Networks go deep for Bonds’ historic homer
NEW YORK (Hollywood Reporter) – When San Francisco Giants slugger Barry Bonds breaks Hank Aaron’s career home-run record, ESPN and Fox Sports aim to bring the occasion to viewers live nationwide.
ESPN and Fox Sports said Thursday that they are negotiating with Major League Baseball for the rights to bring Bonds’ at-bats — and perhaps a game — to a nationwide audience.
For Fox Sports, that could mean carrying an extra game beyond its Saturday afternoon exclusive package, as it did in September 1998, when it broadcast Mark McGwire’s 62nd home run of the season to pass Roger Maris’ long-standing record. For ESPN, it would mean carrying live Bonds’ at-bats each game as he nears the record.
“Do we have an interest? Absolutely,” Fox Sports president Ed Goren said Thursday.
Fox Sports has exclusive rights to the Giants’ July 14 game against the rival Los Angeles Dodgers. “It would be an appropriate game to set a record,” Goren said.
Bonds hit his 751st career home run Tuesday (July 3) against the Cincinnati Reds, putting him four shy of Aaron’s record.

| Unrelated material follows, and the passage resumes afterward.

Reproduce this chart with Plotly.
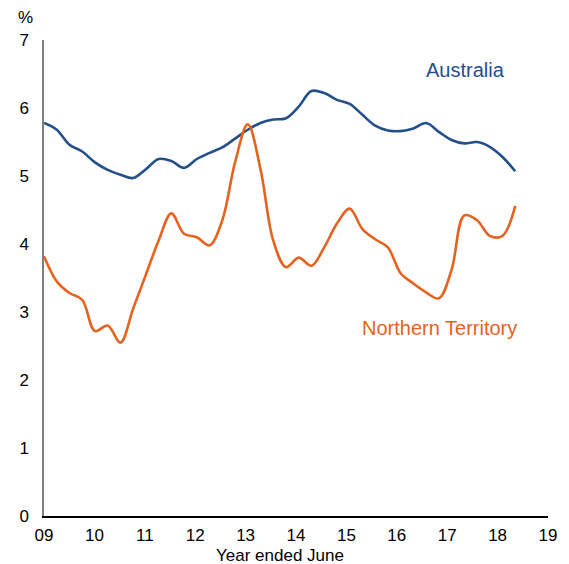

ESPN already has the rights to break in to programming and cover historic events like this one if they happen during its regularly scheduled baseball programming — the Sunday, Monday and Wednesday game windows or ESPN’s “Baseball Tonight,” which airs several times during the day. The only caveat would be that it couldn’t break in and televise something that is exclusively on Fox or the other national TV partner, Turner. TBS will carry three Giants games with the Atlanta Braves July 24-26, but the network said it isn’t in negotiations to carry any more.
But ESPN is, senior vp programming strategy Len DeLuca said.
“We are working with MLB, working out the details to be able to cover (Bonds’ at-bats) from a certain point,” DeLuca said. ESPN carried McGwire’s 61st home run of the 1998 season on a Labor Day telecast that ranks as ESPN’s highest-rated non-NFL telecast.